Neues Gesetz – altes Problem
Im Verteilgebiet dieser Zeitung kennen wir schon ähnliche Fälle wie jenen von Shadi. Dank vieler freiwilliger Helfer ist es gelungen, dass Tesfom heute Maler bei der Malerei Lüthi ist und Ghulam Käser in Mamishaus. Beide würden – wenn es nach dem SEM ginge – heute noch in der Notunterkunft hocken. Die damaligen Fälle liefen noch unter dem alten Asylgesetz und betrafen Menschen, die seit vielen Jahren ohne Möglichkeit einer Rückkehr in Notunterkünften festsassen. Seit 2019 gilt das neue Asylgesetz. «Der Entscheid über das Asylgesuch wird vom Bund getroffen. Bei diesem Entscheid geht es um die Frage, ob jemand in seinem Heimatstaat verfolgt wird, nicht ob die geflüchtete Person gut arbeitet. Wir haben in der Schweiz ein humanitäres Asylsystem, nicht ein wirtschaftliches (wie z.B. Australien). Die Emotionen zu Einzelschicksalen weiter zu bewirtschaften bringt in dieser Frage nichts», sagt der Regierungsrat weiter. Wie war das nochmal – diese vielzitierte schweizerische humanitäre Tradition? Da ist ja auf dem Tisch der Rösti- und Racletteliebenden Momenis mehr Schweizer Tradition zu finden als in diesem Fall. Shadi lässt sich, trotz dieser Ausgangslage, wenig anmerken. Sie spricht stattdessen von den liebgewordenen demenzbetroffenen Menschen. Es ist erstaunlich, mit welcher Fassung sie diesen Schicksalsschlag erträgt. Die gut schweizerische humanitäre Tradition kommt statt von den zuständigen Behörden von der Nachbarschaft. Niemand im Umfeld der Momenis empfindet das geltende Recht auch als gerecht. Nun sollen die Medien den Fall breitschlagen; es soll eine Kampagne mit möglichst vielen Unterschriften zustandekommen. Ob die Behörden einen Weg finden, dass aus Recht auch gerecht wird? «Ich bleibe hoffnungsvoll», sagt Shadi zum Schluss. Zeit, Abschied zu nehmen. Klar, was nun kommt: die ausgestreckte Hand zum Abschied, ein Lächeln und ein herzliches «Merci» von Shadi. Schamgefühl macht sich breit. Tiefe Scham über meine eigene Heimat, in der es für Shadi heisst, sie ist in die «Sicherheit» geflohen, um zu fürchten.
INFO:
Wer die Kampagne unterstützen will, kann dies über folgenden Link tun: https://act.campax.org/petitions/bleiberecht-fur-familie-momeni-aus-dem-iran
Stellungnahmen von Regierungsrat Philippe Müller sowie dem Amt für Bevölkerungsdienste (ABEV)

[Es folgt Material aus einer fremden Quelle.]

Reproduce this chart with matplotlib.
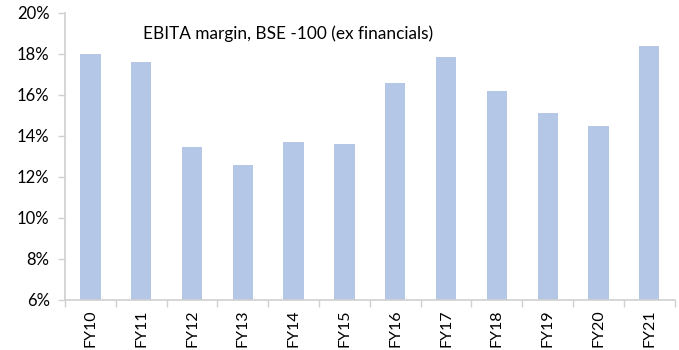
import matplotlib.pyplot as plt
from matplotlib.ticker import FuncFormatter, FixedLocator

# EBITA margin of BSE-100 companies excluding financials, in percent
years = ['FY10', 'FY11', 'FY12', 'FY13', 'FY14', 'FY15',
         'FY16', 'FY17', 'FY18', 'FY19', 'FY20', 'FY21']
margin = [18.0, 17.6, 13.45, 12.6, 13.7, 13.6,
          16.6, 17.85, 16.2, 15.1, 14.5, 18.4]

plt.rcParams['font.family'] = ['Lato', 'DejaVu Sans']

fig = plt.figure(figsize=(6.79, 3.5), dpi=100)
ax = fig.add_axes([0.0957, 0.143, 0.898, 0.820])

x = range(len(years))
ax.bar(x, margin, width=0.4, color='#B4C7E7', bottom=0)

ax.set_ylim(6, 20)
ax.set_xlim(-0.5, len(years) - 0.5)
ax.set_yticks(range(6, 21, 2))
ax.yaxis.set_major_formatter(FuncFormatter(lambda v, p: f'{v:.0f}%'))

ax.set_xticks(list(x))
ax.set_xticklabels(years, rotation=90)
ax.xaxis.set_minor_locator(FixedLocator([i - 0.5 for i in range(len(years) + 1)]))
ax.tick_params(axis='x', which='major', length=0, pad=7, labelsize=11.5)
ax.tick_params(axis='x', which='minor', length=5, color='#D0D0D0', width=1)
ax.tick_params(axis='y', length=5, color='#D0D0D0', width=1, labelsize=12, pad=6)

for side in ['top', 'right']:
    ax.spines[side].set_visible(False)
for side in ['left', 'bottom']:
    ax.spines[side].set_color('#D0D0D0')
    ax.spines[side].set_linewidth(1.2)

ax.text(0.128, 0.955, 'EBITA margin, BSE -100 (ex financials)',
        transform=ax.transAxes, fontsize=12.4, va='top', ha='left')

fig.savefig('out.png', dpi=100)
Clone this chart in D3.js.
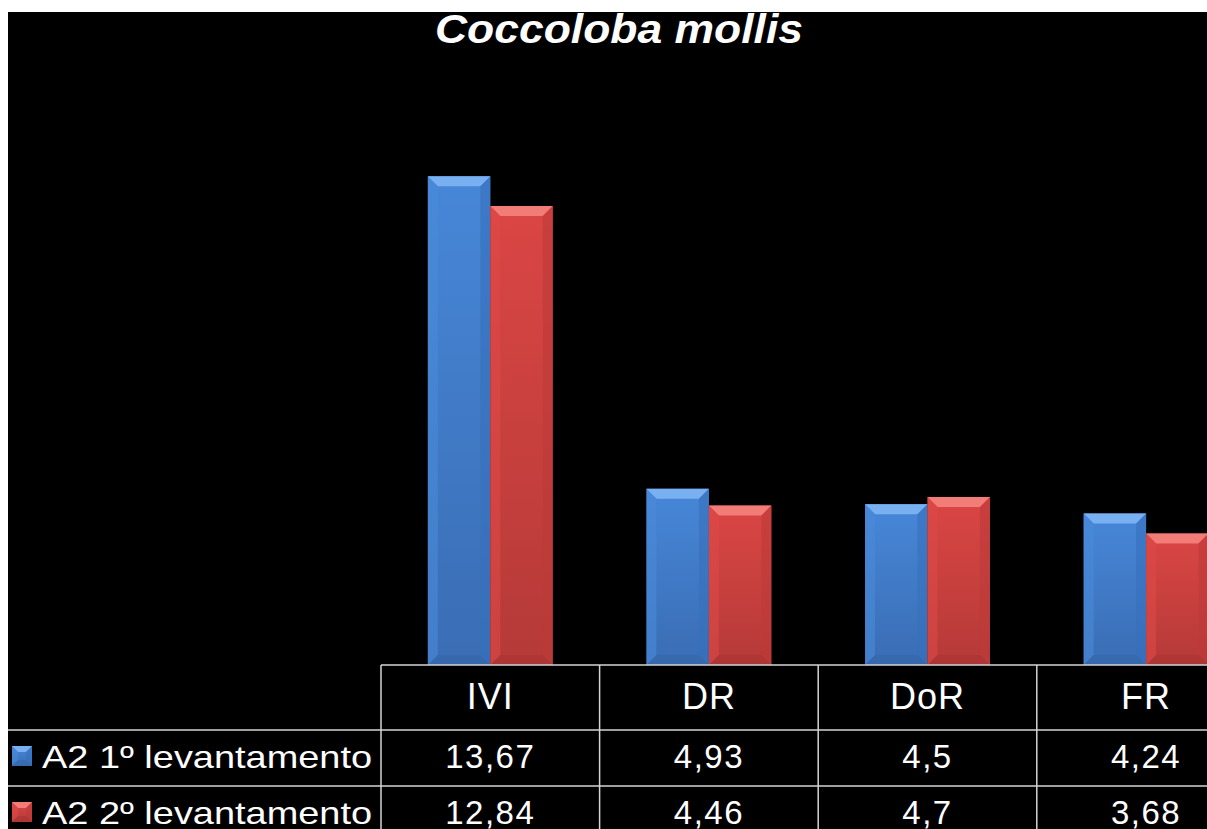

Die Fragestellungen an den Kanton suggerieren eine Verantwortung bzw. «Schuld» des Kantons für das Schicksal der betroffenen Person, die nicht richtig ist – von der Leserschaft aber so verstanden wird.
Aus persönlichkeits- und datenschutzrechtlichen Gründen dürfen wir uns zu Einzelfällen nicht äus-sern. Grundsätzlich ist es jedoch so, dass der Antritt einer Berufslehre nach einem erstinstanzlichen negativen Asylentscheid des Bundes nicht bewilligt werden darf. Auch eine hängige Beschwerde gegen den Asylentscheid ändert nichts an dieser Regelung. Hierbei hat der Kanton keinen Handlungsspielraum. Für Jugendliche besteht nach Beendigung der obligatorischen Schulzeit die Möglichkeit, ein Brückenangebot zu nutzen.
Nur wenn eine Lehre bereits vor einer erstinstanzlichen Wegweisung gemeldet, bewilligt und begonnen wurde, kann ausnahmsweise sichergestellt werden, dass rechtskräftig weggewiesene Personen, die kurz vor dem Abschluss ihrer Ausbildung stehen, diese bis zur definitiven Ausreise aus der Schweiz noch beenden können. Die Ausreisefrist wird in diesem Fall bis zum Ende der Ausbildungszeit verlängert (SEM-Weisung Wegweisung und Vollzug, Ziff. 2.2.5.1). Über die Ausreisefrist entscheidet das SEM. Zudem ist eine Erteilung einer Aufenthaltsbewilligung im Härtefall auf Gesuch hin möglich, sofern eine Person mindestens zwei Jahre die obligatorische Schule in der Schweiz besucht hat und mindestens seit fünf Jahren ohne Unterbruch in der Schweiz lebt wie auch sämtliche Integrationskriterien erfüllt. Seinen Handlungsspielraum diesbezüglich nutzt der Kanton Bern aus, allerdings obliegt die finale Entscheidung auch hier beim SEM.
Das Amt für Bevölkerungsdienste und sein Migrationsdienst werden vorliegend kritisiert, weil sie die Gesetze vollziehen. Kritik gegen die vollziehende Behörde auszuüben, ist der einfache aber nicht zielführende Weg. Der richtige Ansatz wäre, wenn Kritikerinnen und Kritiker eine Gesetzesänderung lancieren. Dies wird aber wegen politischer Aussichtslosigkeit gar nicht erst versucht.